Developer/Publisher: CroTeam/Devolver Digital
Platform: Xbox 360 [reviewed], PC
Genre(s): PEW PEW PEW/Samicide
Mode(s): Single player/online co-op
Rating: M
Time clocked: Around 10 hours or so
Last week, I won a free download code from That Videogame Blog, and all I had to do was follow them on Twitter. My prize? Serious Sam HD: The First Encounter, a shooter à la DOOM that is hardly serious and was seemingly inspired by a combination of sugar rush speedtrips and masochistic tendencies.
I’ve voiced before on here that I’m just no good at first-person shooters. Let me clarify that more. Fallout 3 is the kind of shooter I’m decent at because it’s not really a shooter at all. I did moderately okay in the single player modes for games like Red Faction and Killzone, which were slower, zone-to-zone sort of adventures, and I have many fond memories of taking down Nazis in Wolfenstein 3D. However, scenarios where you have to be quick on your metaphysical feet and spinning like a madman while still shooting with precise accuracy as hordes of enemies barrel down on you—yeah, not my favorite dish to order.
That said, with numb hands, I recently completed Serious Sam HD: The First Encounter. It wasn’t a good time. Continue reading to find out why.
Having known nothing about the game prior to playing it, I loaded it up and found myself with a strange menu screen. From what I could tell, I was either heading to Egypt or the Vegas strip. After reading through a bunch of green terminal text, none of which is interesting, the star of the show appears via some alien teleporter: Duke Nukem Serious Sam. Then it’s up to me to, level after level, kill the bad guys and reach the end. Seriously, that’s every single level, and the only speedbump CroTeam ever throws your way is that, sometimes, every now and then, on occasion, maybe, just possibly maybe, you’ll have to hit a switch to open the exit door. In other words: sigh.
So, Sam’s on a mission to stop an alien invasion (in Egypt?). The aliens have a mission of their own: kill Sam. And there are a lot of enemies bent on this. I don’t mean that there’s a lot of enemy variety, just a lot of enemies. At certain times, the screen will be filled with anywhere from 25 to maybe 40 monsters all after your head. The worst of these are the charging bull-beasts. Why, you internally ask? Well, when one charges, the vibration in your Xbox 360 controller goes off. Imagine ten of them coming at you, and the controller nearly shakes its way out of your grip. Needless to say, if you don’t kill them fast, all of them, your hands will go numb before you know it.
And speaking of enemies…they aren’t tough. Where they get challenging is when they show up in droves and you yourself are cornered. But yeah, each has a pattern to their attacks, as well as a specific weapon that works best blowing them to bits (or carrots and pumpkins if you set the difficulty to “hippie”). Serious Sam HD: The First Encounter has been described as a monster closet. I’ll take it one step further and say it’s a monster closet full of malignity. Enemies pop up at the strangest of places, and CroTeam was probably laughing their heads off when they placed triggers for monster swarms right before a health or ammo pickup, the sick bastards. Yeah, it’s one of those kind of games.

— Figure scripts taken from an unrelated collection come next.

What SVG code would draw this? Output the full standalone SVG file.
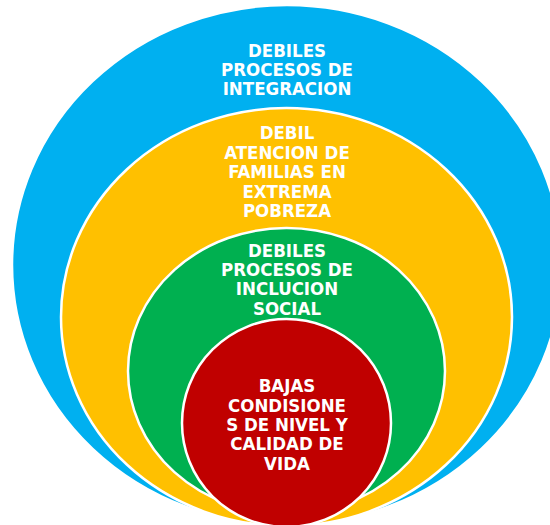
<svg xmlns="http://www.w3.org/2000/svg" width="550" height="525" viewBox="0 0 550 525">
<style>
.ring{stroke:#ffffff;stroke-width:2.5}
.t{font-family:"DejaVu Sans Condensed","DejaVu Sans",sans-serif;font-weight:bold;font-size:18.5px;fill:#ffffff;text-anchor:middle}
</style>
<rect width="550" height="525" fill="#ffffff"/>
<g id="blue">
<ellipse class="ring" cx="287" cy="265" rx="275" ry="260" fill="#00B0F0"/>
<text class="t"><tspan x="287" y="57">DEBILES</tspan><tspan x="287" y="76">PROCESOS DE</tspan><tspan x="287" y="95">INTEGRACION</tspan></text>
</g>
<g id="yellow">
<ellipse class="ring" cx="286.5" cy="317" rx="225.5" ry="209" fill="#FFC000"/>
<text class="t"><tspan x="287" y="139">DEBIL</tspan><tspan x="287" y="158.5">ATENCION DE</tspan><tspan x="287" y="178">FAMILIAS EN</tspan><tspan x="287" y="197.5">EXTREMA</tspan><tspan x="287" y="217">POBREZA</tspan></text>
</g>
<g id="green">
<ellipse class="ring" cx="286.5" cy="371" rx="158.5" ry="143" fill="#00B050"/>
<text class="t"><tspan x="287" y="256.5">DEBILES</tspan><tspan x="287" y="276">PROCESOS DE</tspan><tspan x="287" y="295">INCLUCION</tspan><tspan x="287" y="314.5">SOCIAL</tspan></text>
</g>
<g id="red">
<ellipse class="ring" cx="286.5" cy="423" rx="104.5" ry="104" fill="#C00000"/>
<text class="t"><tspan x="287" y="392">BAJAS</tspan><tspan x="287" y="411.5">CONDISIONE</tspan><tspan x="287" y="431">S DE NIVEL Y</tspan><tspan x="287" y="450">CALIDAD DE</tspan><tspan x="287" y="469.5">VIDA</tspan></text>
</g>
</svg>
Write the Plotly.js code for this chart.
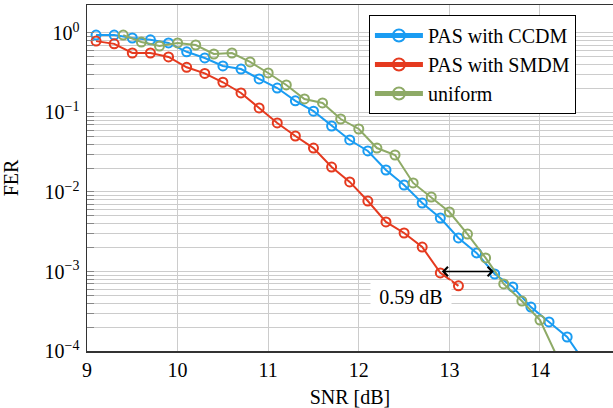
<!DOCTYPE html>
<html>
<head>
<meta charset="utf-8">
<script src="https://cdn.plot.ly/plotly-3.0.1.min.js"></script>
<style>html,body{margin:0;padding:0;background:#fff;}#chart{width:613px;height:408px;}</style>
</head>
<body>
<div id="chart"></div>
<script>
// ---- data ----
const snrCCDM = [9.1,9.3,9.5,9.7,9.9,10.1,10.3,10.5,10.7,10.9,11.1,11.3,11.5,11.7,11.9,12.1,12.3,12.5,12.7,12.9,13.1,13.3,13.5,13.7,13.9,14.1,14.3,14.5];
const ferCCDM = [0.94,0.94,0.865,0.82,0.75,0.58,0.485,0.385,0.352,0.264,0.203,0.14,0.104,0.0676,0.0451,0.0328,0.0189,0.01225,0.00727,0.00471,0.00264,0.00171,0.00093,0.00064,0.000357,0.000232,0.00015,0.00007];

const snrSMDM = [9.1,9.3,9.5,9.7,9.9,10.1,10.3,10.5,10.7,10.9,11.1,11.3,11.5,11.7,11.9,12.1,12.3,12.5,12.7,12.9,13.1];
const ferSMDM = [0.79,0.73,0.56,0.56,0.50,0.37,0.31,0.24,0.176,0.114,0.0738,0.0506,0.0357,0.0206,0.0134,0.0077,0.0042,0.00305,0.00203,0.00096,0.00066];

const snrUniform = [9.4,9.6,9.8,10.0,10.2,10.4,10.6,10.8,11.0,11.2,11.4,11.6,11.8,12.0,12.2,12.4,12.6,12.8,13.0,13.2,13.4,13.6,13.8,14.0,14.2];
const ferUniform = [0.94,0.77,0.686,0.75,0.706,0.544,0.56,0.432,0.314,0.222,0.148,0.132,0.0828,0.062,0.0357,0.0292,0.013,0.00865,0.0056,0.00296,0.00148,0.000697,0.000425,0.000245,0.00008];

const seriesNames = ['PAS with CCDM','PAS with SMDM','uniform'];
const xTickVals = [9,10,11,12,13,14];
const yDecades = [1e-4,1e-3,1e-2,1e-1,1];
const yTickText = ['10<sup>−4</sup>','10<sup>−3</sup>','10<sup>−2</sup>','10<sup>−1</sup>','10<sup>0</sup>'];

// gap annotation
const gapFER = 1e-3;
const gapStartSNR = 12.9;
const gapDb = 0.59;
const gapLabel = '0.59 dB';

// ---- style ----
const colors = ['#1a9cf2','#e53a1f','#8eaa66'];
const FONT = '"Liberation Serif", "Times New Roman", serif';
const FS = 20;

const minorVals = [];
yDecades.slice(0,-1).forEach(d => { for (let k = 2; k <= 9; k++) minorVals.push(d*k); });

function mk(x, y, i) {
  return {
    x: x, y: y, name: seriesNames[i], type: 'scatter', mode: 'lines+markers',
    line: {color: colors[i], width: 2},
    marker: {symbol: 'circle-open', size: 9, color: colors[i], line: {width: 2, color: colors[i]}},
    cliponaxis: true
  };
}

const data = [mk(snrCCDM, ferCCDM, 0), mk(snrSMDM, ferSMDM, 1), mk(snrUniform, ferUniform, 2)];

const layout = {
  width: 613, height: 408,
  margin: {l: 87, r: 0, t: 5, b: 57},
  paper_bgcolor: '#fff', plot_bgcolor: '#fff',
  font: {family: FONT, size: FS, color: '#000'},
  showlegend: true,
  legend: {
    x: 0.536, y: 0.971, xanchor: 'left', yanchor: 'top',
    bgcolor: '#fff', bordercolor: '#000', borderwidth: 1,
    font: {family: FONT, size: FS, color: '#000'},
    itemsizing: 'constant', tracegroupgap: 0, itemwidth: 48,
    entrywidth: 224, entrywidthmode: 'pixels'
  },
  xaxis: {
    range: [9, 14.806],
    tickvals: xTickVals,
    ticks: '', showgrid: true, gridcolor: '#cccccc', gridwidth: 1,
    showline: true, linecolor: '#333', linewidth: 1.5, mirror: true,
    zeroline: false,
    tickfont: {family: FONT, size: FS, color: '#000'},
    ticklabelstandoff: 0,
    title: {text: 'SNR [dB]', font: {family: FONT, size: FS, color: '#000'}, standoff: 13}
  },
  yaxis: {
    type: 'log',
    range: [-4, 0.352],
    tickmode: 'array', tickvals: yDecades, ticktext: yTickText,
    ticks: 'inside', ticklen: 7, tickcolor: '#888', tickwidth: 1,
    showgrid: true, gridcolor: '#cccccc', gridwidth: 1,
    minor: {tickmode: 'array', tickvals: minorVals, showgrid: true, gridcolor: '#cccccc', gridwidth: 1,
            ticks: 'inside', ticklen: 7, tickcolor: '#888', tickwidth: 1},
    showline: true, linecolor: '#333', linewidth: 1.5, mirror: false,
    zeroline: false,
    tickfont: {family: FONT, size: FS, color: '#000'},
    ticklabelstandoff: 2,
    title: {text: 'FER', font: {family: FONT, size: FS, color: '#000'}, standoff: 20}
  },
  annotations: [
    {
      x: gapStartSNR + gapDb, y: Math.log10(gapFER), xref: 'x', yref: 'y',
      ax: gapStartSNR, ay: Math.log10(gapFER), axref: 'x', ayref: 'y',
      showarrow: true, arrowside: 'end+start', arrowhead: 4, startarrowhead: 4,
      arrowsize: 1.3, startarrowsize: 1.3, arrowwidth: 1.4, arrowcolor: '#000', text: ''
    },
    {
      x: 12.575, y: -3.32, xref: 'x', yref: 'y', showarrow: false,
      text: gapLabel, bgcolor: '#fff', borderpad: 4, width: 72, height: 23,
      font: {family: FONT, size: FS, color: '#000'}
    }
  ]
};

Plotly.newPlot('chart', data, layout, {displayModeBar: false, staticPlot: true});
</script>
</body>
</html>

Graphically, it’s obviously old. Textures are flat and ugly, enemies look decent from afar, but when they get right up close to you it’s like Attack of the Bad Playstation 1 or something, and the sky overhead is laughably bad. Despite the levels mostly being set around Egypt, there isn’t much to see. A lot of brown, a lot of murkier brown, and some fugly statues of pharaohs. Rooms are gigantic and solely made for monster swarms, and when the graphics switch to the “cut scene” portions, well…it’s jarring.
And since this is an Xbox Live Arcade game, it now supports Achievements. But they definitely don’t support you. First and most annoyingly, the Game Master Achievement (which says “beat the game”) did not unlock for me after I most definitely beat the game. I know I beat it because I watched an alien spaceship float away while Serious Sam made a collect payphone call from an Egyptian tomb. Right. Alas, it’s glitched, and now no one will ever believe that I suffered greatly all the way through Serious Sam HD: The First Encounter. It’s here where such an achievement feels like something you’ve earned, and for the first time in many years, I’m disappointed.
Ultimately, Serious Sam HD: The First Encounter is not for me. It’s frenetic, punishing gameplay did not turn into fun, fun, fun, and I’m just glad I didn’t pay to play. My hands, however, are not so forgiving.